A partir de recherches soignées, dont certaines ont probablement été faites par
des étudiants, Sawatsky nous présente l'histoire captivante, de deux ex-adjoints
ministériels qui, par leurs conseils, ont su se rendre indispensables aux
dirigeants d'entreprise qui cherchent à se faire entendre du gouvernement.
Bill Lee et Bill Neville, après avoir mis à l'épreuve leurs talents de persuasion et
leur présence d'esprit dans l'atmosphère surchauffée des cabinets ministériels,
ont fondé la maison Executive Consultants Ltd., dispensant des conseils sur la
façon de traiter avec le gouvernement, suggérant qui voir et comment procéder.
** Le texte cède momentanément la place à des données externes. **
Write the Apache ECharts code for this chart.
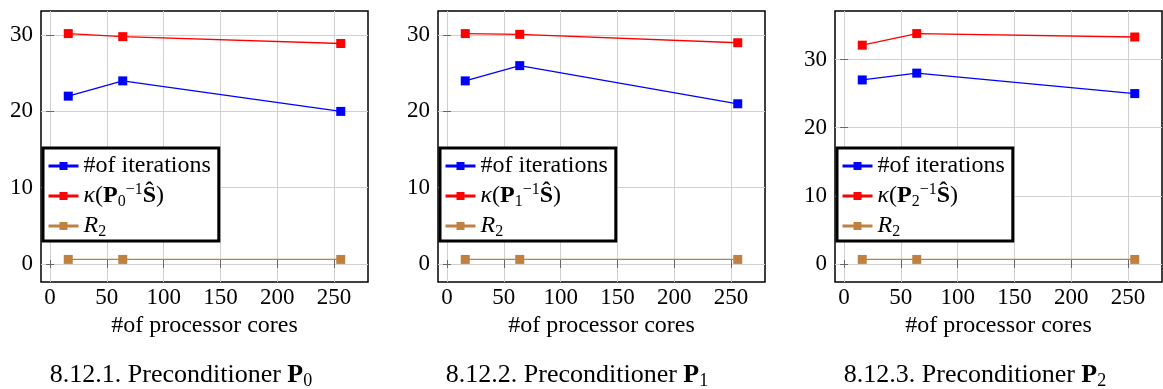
<!DOCTYPE html>
<html><head><meta charset="utf-8">
<script src="https://cdn.jsdelivr.net/npm/echarts@6/dist/echarts.min.js"></script>
<style>html,body{margin:0;padding:0;background:#fff}#c{width:1163px;height:389px}</style>
</head><body><div id="c"></div>
<script>
// ---- data ----
const cores = [16, 64, 256];
const iterP0 = [22, 24, 20];
const kappaP0 = [30.2, 29.8, 28.9];
const r2P0 = [0.6, 0.6, 0.6];
const iterP1 = [24, 26, 21];
const kappaP1 = [30.2, 30.1, 29.0];
const r2P1 = [0.6, 0.6, 0.6];
const iterP2 = [27, 28, 25];
const kappaP2 = [32.1, 33.8, 33.3];
const r2P2 = [0.67, 0.67, 0.67];
const xTicks = [0, 50, 100, 150, 200, 250];
const yTicks = [0, 10, 20, 30];
const captionNums = ['8.12.1.', '8.12.2.', '8.12.3.'];
const captionWord = 'Preconditioner';
const xName = '#of processor cores';
const iterName = '#of iterations';

const panels = [
  {iter: iterP0, kappa: kappaP0, r2: r2P0},
  {iter: iterP1, kappa: kappaP1, r2: r2P1},
  {iter: iterP2, kappa: kappaP2, r2: r2P2}
];

const FONT = 'Liberation Serif';
const BLUE = '#0000ff', RED = '#ff0000', BROWN = '#bf8040';
const gridLefts = [41, 438, 835];
const captionCenters = [181, 577, 975];
const GW = 327, GT = 11, GH = 271;

function enlarge(arr) {
  const mn = Math.min(...arr), mx = Math.max(...arr);
  const d = (mx - mn) * 0.1;
  return [mn - d, mx + d];
}

function richSet(fs, lh, subFs) {
  return {
    n: {fontFamily: FONT, fontSize: fs, lineHeight: lh, color: '#000'},
    i: {fontFamily: FONT, fontSize: fs, lineHeight: lh, fontStyle: 'italic', color: '#000'},
    b: {fontFamily: FONT, fontSize: fs, lineHeight: lh, fontWeight: 'bold', color: '#000'},
    sub: {fontFamily: FONT, fontSize: subFs, lineHeight: subFs + 1, verticalAlign: 'bottom', color: '#000'},
    sup: {fontFamily: FONT, fontSize: subFs, lineHeight: subFs + 1, verticalAlign: 'top', color: '#000'}
  };
}
const legendRich = richSet(24, 28, 16);
const captionRich = richSet(26, 30, 18);

const grid = [], xAxis = [], yAxis = [], series = [], legend = [], graphic = [];
const xr = enlarge(cores);

panels.forEach((p, k) => {
  grid.push({left: gridLefts[k], top: GT, width: GW, height: GH, show: true,
    borderColor: '#000', borderWidth: 1.5, backgroundColor: '#fff', containLabel: false});
  const yr = enlarge([...p.iter, ...p.kappa, ...p.r2]);
  const baseX = {type: 'value', gridIndex: k, min: xr[0], max: xr[1],
    axisLine: {show: false},
    axisTick: {show: true, inside: true, length: 4, customValues: xTicks, lineStyle: {color: '#666', width: 1}},
    splitLine: {show: false}};
  xAxis.push(Object.assign({}, baseX, {position: 'bottom',
    axisLabel: {show: true, customValues: xTicks, fontFamily: FONT, fontSize: 23, color: '#000', margin: 4},
    splitLine: {show: true, lineStyle: {color: '#d0d0d0', width: 1}},
    name: xName, nameLocation: 'middle', nameGap: 31,
    nameTextStyle: {fontFamily: FONT, fontSize: 24, color: '#000'}}));
  xAxis.push(Object.assign({}, baseX, {position: 'top', axisLabel: {show: false}}));
  const baseY = {type: 'value', gridIndex: k, min: yr[0], max: yr[1],
    axisLine: {show: false},
    axisTick: {show: true, inside: true, length: 4, customValues: yTicks, lineStyle: {color: '#666', width: 1}},
    splitLine: {show: false}};
  yAxis.push(Object.assign({}, baseY, {position: 'left',
    axisLabel: {show: true, customValues: yTicks, fontFamily: FONT, fontSize: 23, color: '#000', margin: 8},
    splitLine: {show: true, lineStyle: {color: '#d0d0d0', width: 1}}}));
  yAxis.push(Object.assign({}, baseY, {position: 'right', axisLabel: {show: false}}));

  const defs = [
    {key: 'iter', color: BLUE, data: p.iter},
    {key: 'kappa', color: RED, data: p.kappa},
    {key: 'r2', color: BROWN, data: p.r2}
  ];
  const names = [];
  defs.forEach(d => {
    const nm = d.key + '-' + k;
    names.push(nm);
    series.push({
      name: nm, type: 'line', xAxisIndex: 2 * k, yAxisIndex: 2 * k,
      data: cores.map((c, j) => [c, d.data[j]]),
      symbol: 'rect', symbolSize: 9, showSymbol: true,
      lineStyle: {color: d.color, width: 1.3},
      itemStyle: {color: d.color},
      emphasis: {disabled: true}, animation: false, z: 3
    });
  });
  legend.push({
    data: names,
    orient: 'vertical', left: gridLefts[k] + 2, top: 148,
    backgroundColor: '#fff', borderColor: '#000', borderWidth: 3,
    padding: [6, 8, 1, 4], itemGap: 4, itemWidth: 30, itemHeight: 10,
    lineStyle: {width: 3},
    selectedMode: false,
    formatter: function (name) {
      const key = name.split('-')[0];
      if (key === 'iter') return '{n|' + iterName + '}';
      if (key === 'kappa') return '{i|κ}{n|(}{b|P}{sub|' + k + '}{sup|−1}{b|Ŝ}{n|)}';
      return '{i|R}{sub|2}';
    },
    textStyle: {fontFamily: FONT, fontSize: 24, color: '#000', rich: legendRich}
  });
  graphic.push({
    type: 'text', x: captionCenters[k], y: 375,
    style: {
      text: '{n|' + captionNums[k] + ' ' + captionWord + ' }{b|P}{sub|' + k + '}',
      rich: captionRich, fontFamily: FONT, fontSize: 26, fill: '#000',
      align: 'center', verticalAlign: 'middle'
    }
  });
});

const chart = echarts.init(document.getElementById('c'));
chart.setOption({
  animation: false, backgroundColor: '#fff',
  grid, xAxis, yAxis, series, legend, graphic
});
</script></body></html>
Cette entreprise est devenue lucrative et une poignée de clients du monde des
affaires lui versent des acomptes mensuels. Chez ECL, on n'ouvrait pas de
portes : on indiquait seulement au dirigeant d'entreprise à quelles portes frapper et, une fois introduit comment présenter son
affaire.
Neville devint plus tard l'âme de Public Affairs International, qui a grandi et
prospéré parmi de petites entreprises fondées par d'autres ayant fait la dure
école de la politique. Certaines, dont la Government Consultants International
de l'ancien premier ministre Frank Moores de Terre-Neuve, sont des lobbyistes
déclarés. Non seulement ouvrent-elles des portes et soumettent-elles des
mémoires, mais elles plaident la cause de leurs clients.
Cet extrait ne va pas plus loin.